From that time on Jesus began to explain to his disciples that he must go to Jerusalem and suffer many things at the hands of the elders, the chief priests and the teachers of the law, and that he must be killed and on the third day be raised to life. Peter took him aside and began to rebuke him. “Never, Lord!” he said. “This shall never happen to you!” Jesus turned and said to Peter, “Get behind me, Satan! You are a stumbling block to me; you do not have in mind the concerns of God, but merely human concerns.” Then Jesus said to his disciples, “Whoever wants to be my disciple must deny themselves and take up their cross and follow me.
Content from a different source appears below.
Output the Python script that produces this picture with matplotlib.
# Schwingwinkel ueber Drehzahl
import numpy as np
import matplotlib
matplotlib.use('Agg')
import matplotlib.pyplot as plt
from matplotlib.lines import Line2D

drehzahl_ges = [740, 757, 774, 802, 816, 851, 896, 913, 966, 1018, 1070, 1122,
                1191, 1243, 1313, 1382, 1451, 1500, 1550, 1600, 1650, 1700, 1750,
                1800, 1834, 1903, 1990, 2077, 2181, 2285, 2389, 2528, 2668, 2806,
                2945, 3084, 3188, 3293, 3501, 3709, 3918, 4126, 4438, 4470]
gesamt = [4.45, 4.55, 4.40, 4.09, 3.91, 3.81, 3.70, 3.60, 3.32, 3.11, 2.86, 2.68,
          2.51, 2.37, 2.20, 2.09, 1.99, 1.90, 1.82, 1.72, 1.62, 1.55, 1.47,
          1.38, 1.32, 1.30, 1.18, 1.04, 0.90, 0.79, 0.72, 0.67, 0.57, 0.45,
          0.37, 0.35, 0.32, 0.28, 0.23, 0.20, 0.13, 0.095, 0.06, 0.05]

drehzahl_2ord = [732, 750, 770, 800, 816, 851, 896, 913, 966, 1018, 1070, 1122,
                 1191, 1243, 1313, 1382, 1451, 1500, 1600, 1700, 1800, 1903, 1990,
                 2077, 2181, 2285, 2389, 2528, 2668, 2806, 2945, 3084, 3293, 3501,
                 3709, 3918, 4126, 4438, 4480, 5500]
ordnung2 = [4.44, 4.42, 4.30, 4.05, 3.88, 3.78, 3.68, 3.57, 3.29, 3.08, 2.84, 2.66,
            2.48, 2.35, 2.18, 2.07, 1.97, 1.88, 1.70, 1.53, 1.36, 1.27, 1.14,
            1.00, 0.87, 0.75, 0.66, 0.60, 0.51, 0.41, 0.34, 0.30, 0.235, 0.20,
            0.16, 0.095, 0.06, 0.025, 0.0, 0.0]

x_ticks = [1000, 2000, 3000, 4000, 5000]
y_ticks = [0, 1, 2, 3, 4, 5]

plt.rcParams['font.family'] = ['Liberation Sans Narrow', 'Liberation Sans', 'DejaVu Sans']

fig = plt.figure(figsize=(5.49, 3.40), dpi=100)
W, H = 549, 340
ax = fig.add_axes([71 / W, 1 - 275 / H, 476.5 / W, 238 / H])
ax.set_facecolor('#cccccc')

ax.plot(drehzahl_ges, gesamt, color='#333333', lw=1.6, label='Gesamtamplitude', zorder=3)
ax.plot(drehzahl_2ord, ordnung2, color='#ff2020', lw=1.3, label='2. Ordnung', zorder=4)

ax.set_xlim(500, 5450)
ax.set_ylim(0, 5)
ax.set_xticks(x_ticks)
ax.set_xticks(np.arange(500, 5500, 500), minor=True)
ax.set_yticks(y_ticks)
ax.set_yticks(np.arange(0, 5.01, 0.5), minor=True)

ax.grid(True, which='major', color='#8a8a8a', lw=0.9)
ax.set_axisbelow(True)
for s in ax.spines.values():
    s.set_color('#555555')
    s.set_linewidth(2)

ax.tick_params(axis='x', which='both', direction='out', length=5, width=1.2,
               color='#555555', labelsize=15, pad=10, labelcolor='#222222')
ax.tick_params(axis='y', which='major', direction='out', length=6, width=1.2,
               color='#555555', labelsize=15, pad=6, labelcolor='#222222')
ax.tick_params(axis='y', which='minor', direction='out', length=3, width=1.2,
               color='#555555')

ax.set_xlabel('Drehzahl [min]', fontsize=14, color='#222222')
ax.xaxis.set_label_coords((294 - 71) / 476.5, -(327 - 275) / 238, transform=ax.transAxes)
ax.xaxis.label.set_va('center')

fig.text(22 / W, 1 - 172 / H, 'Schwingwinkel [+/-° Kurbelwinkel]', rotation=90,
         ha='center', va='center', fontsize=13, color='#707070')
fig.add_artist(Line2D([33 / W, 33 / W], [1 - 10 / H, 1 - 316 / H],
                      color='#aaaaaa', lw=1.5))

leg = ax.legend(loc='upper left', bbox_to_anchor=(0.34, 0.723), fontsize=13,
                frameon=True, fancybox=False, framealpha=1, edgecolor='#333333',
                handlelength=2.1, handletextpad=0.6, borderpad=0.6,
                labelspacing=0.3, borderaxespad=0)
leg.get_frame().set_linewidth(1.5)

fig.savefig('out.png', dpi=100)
For whoever wants to save their life will lose it, but whoever loses their life for me will find it. What good will it be for someone to gain the whole world, yet forfeit their soul? Or what can anyone give in exchange for their soul? For the Son of Man is going to come in his Father’s glory with his angels, and then he will reward each person according to what they have done.
Matthew 16:21-,27 NIV
If you recall our Gospel reading last Sunday, it recorded the strong, clear, correct and confident confession of faith made by Simon Peter when Jesus asked the disciples, “Who do you say that I am?… Simon Peter answered, “You are the Christ, the Son of the living God!” (Matthew 16: 16). This week we continue to read Jesus explaining to his disciples his ultimate destiny, “… that He must go to Jerusalem and suffer many things at the hands of the elders, chief priests and teachers of the law, and that He must be killed and on the third day be raised to life.” (Matthew 16: 21). And Peter contradicts his earlier bold confession that Jesus is the Christ by vehemently protesting, “Never, Lord! This shall never happen to you!” Peter and the other disciples’ understanding of Christ (Messiah) is not who Jesus the Christ. Their perception of the Messiah is one who would come as a mighty warrior – coming as an earthly savior to liberate them from the tyranny of the Roman rulers. But in few but powerful words, Jesus revealed to them that he, the Christ had come to suffer, die and be raised again for the forgiveness of our sins and the sins of the whole world. Jesus knew who He was and why He had come. Jesus rebuked Peter, “Out of My sight, Satan! You are a stumbling block to Me; you do not have in mind the things of God, but the things of men.”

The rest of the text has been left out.